What is it?
It’s a mid-life facelift for the Audi R8 super-sports car. If you want the abridged version, it consists of new LED headlights, a new gearbox, some extra standard equipment and a small price hike. No changes to either engine or suspension, though; Neckarsulm isn’t fixing what it rightly considers ain’t broke.
There are a few exterior styling updates for the R8, of the blink-and-you’ll-miss-’em variety. All cars now get a new rear valance design with two large-bore exhaust pipes (previously, you could tell a V8 from a V10 by the smaller quad pipes of the former). There are also new LED taillights with indicators that ‘sweep’ from one side to the other, instead of blinking. Something done, you suspect, for sufficiently moneyed David Hasselhoff fans who model themselves on TV’s Michael Knight. To everyone else, it’ll look a bit naff.
Inside the car you’ll find a few more matt-finish aluminum trims around the cabin than were there before, and a slightly more generous kit list that now includes iPod connectivity, Bluetooth, sat-nav and heated nappa leather seats.
But otherwise it’s the same R8, complete with cocoon-like driver’s seat, a slightly high but otherwise excellent driving position, and a typically German if slightly conservative cabin ambience.
What's it like?
In most of the ways that matter, still brilliant.
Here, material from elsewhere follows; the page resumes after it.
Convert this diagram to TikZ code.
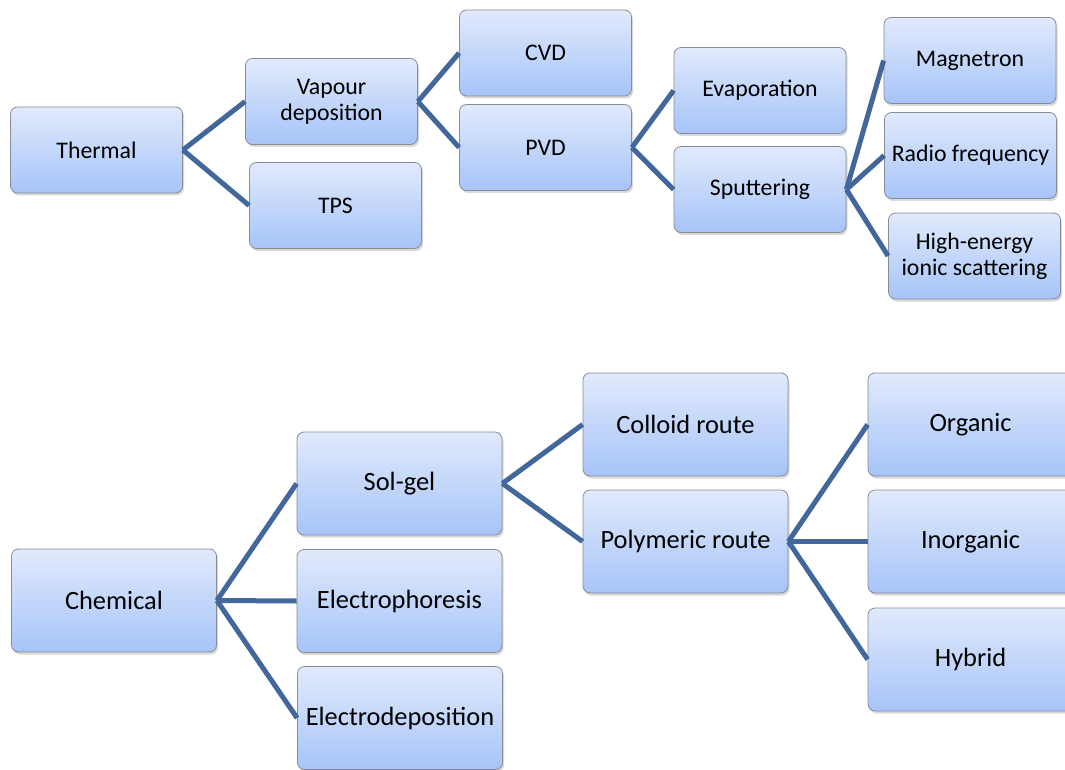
\documentclass[tikz,border=0pt]{standalone}
\usepackage{fontspec}
\setmainfont{Carlito}
\usetikzlibrary{shadows}

\definecolor{boxtop}{RGB}{225,234,252}
\definecolor{boxbottom}{RGB}{166,196,248}
\definecolor{boxline}{RGB}{135,140,150}
\definecolor{linkblue}{RGB}{66,103,155}

\tikzset{
    box/.style={draw=boxline, line width=0.8pt, rounded corners=7pt,
        top color=boxtop, bottom color=boxbottom, text=black, align=center,
        inner sep=2pt,
        drop shadow={opacity=0.3, shadow xshift=1.5pt, shadow yshift=-2.5pt}},
    topbox/.style={box, minimum width=172pt, minimum height=86pt,
        font=\fontsize{23.8}{26}\selectfont},
    lowbox/.style={box, minimum width=205pt, minimum height=103pt,
        font=\fontsize{26.4}{30}\selectfont},
    link/.style={draw=linkblue, line width=5pt}
}

\begin{document}
\begin{tikzpicture}[x=1pt, y=-1pt]
            \clip (0,0) rectangle (1065,770);

            % 热处理分支
            \node[topbox] (thermal)    at (96.5,150)   {Thermal};
            \node[topbox] (vapour)     at (331.5,101.5) {Vapour\\deposition};
            \node[topbox] (tps)        at (335.5,205.5) {TPS};
            \node[topbox] (cvd)        at (545.5,53)   {CVD};
            \node[topbox] (pvd)        at (545.5,147.5) {PVD};
            \node[topbox] (evap)       at (760,90.5)   {Evaporation};
            \node[topbox] (sputter)    at (760,189.5)  {Sputtering};
            \node[topbox] (magnetron)  at (970,60.5)   {Magnetron};
            \node[topbox] (radio)      at (970.5,155.5) {Radio frequency};
            \node[topbox] (highenergy) at (974.5,256)  {High-energy\\ionic scattering};

            \foreach \c in {vapour,tps}
                \draw[link] (thermal.east) -- (\c.west);
            \foreach \c in {cvd,pvd}
                \draw[link] (vapour.east) -- (\c.west);
            \foreach \c in {evap,sputter}
                \draw[link] (pvd.east) -- (\c.west);
            \foreach \c in {magnetron,radio,highenergy}
                \draw[link] (sputter.east) -- (\c.west);

            % 化学分支
            \node[lowbox] (chemical)  at (114,600.5)  {Chemical};
            \node[lowbox] (solgel)    at (399.5,483.5) {Sol-gel};
            \node[lowbox] (ephoresis) at (399.5,601)  {Electrophoresis};
            \node[lowbox] (edepo)     at (400,718)    {Electrodeposition};
            \node[lowbox] (colloid)   at (685.5,424.5) {Colloid route};
            \node[lowbox] (polymeric) at (685.5,541.5) {Polymeric route};
            \node[lowbox] (organic)   at (970.5,424.5) {Organic};
            \node[lowbox] (inorganic) at (970.5,541.5) {Inorganic};
            \node[lowbox] (hybrid)    at (970.5,659.5) {Hybrid};

            \foreach \c in {solgel,ephoresis,edepo}
                \draw[link] (chemical.east) -- (\c.west);
            \foreach \c in {colloid,polymeric}
                \draw[link] (solgel.east) -- (\c.west);
            \foreach \c in {organic,inorganic,hybrid}
                \draw[link] (polymeric.east) -- (\c.west);
        \end{tikzpicture}
\end{document}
And in a few of the ways that it wasn’t as good, much improved.
The aura of must-have novelty that surrounded the R8 when it arrived on the scene in 2007 may have long since evaporated, and the case for its private ownership weakened slightly as a result, but five years haven’t dimmed by one iota the genius of the R8’s dynamic responses or the distinctiveness of its positioning.
A new Porsche 911 is now a smarter place to put your money, it’s true, and a Ferrari 458 is a better driver’s car. But a Porsche 911 isn’t a proper aluminium spaceframed two-seater, and it doesn’t have a mid-mounted engine that might have graced something made in Maranello 20-odd years ago. And a mid-engined Ferrari is no longer a £100,000 buy.
That, in a nutshell, explains the uniqueness of the R8 in the current market. Most sports cars at this price point have monocoque bodies and front-mounted engines, and tend to make better grand tourers than out-and-out handling machines. In order to buy a hand-built car as stiff as the R8, you have to spend proper supercar money. Except in this case, 911 money will do.
And if you’re wondering how much difference a proper spaceframe and a beautifully smooth and powerful V8 engine revving to 8000rpm makes, well, all you need is to approach a sequence of corners while at the wheel of the R8 to find out.
The R8 may be wrapped very cleverly by a thin outer layer of idiot-proof understeer, but this car’s handling is basically so agile, and its directional responses so tenderly adjustable, that it provides road-based involvement and track-based thrills you simply don’t find every day.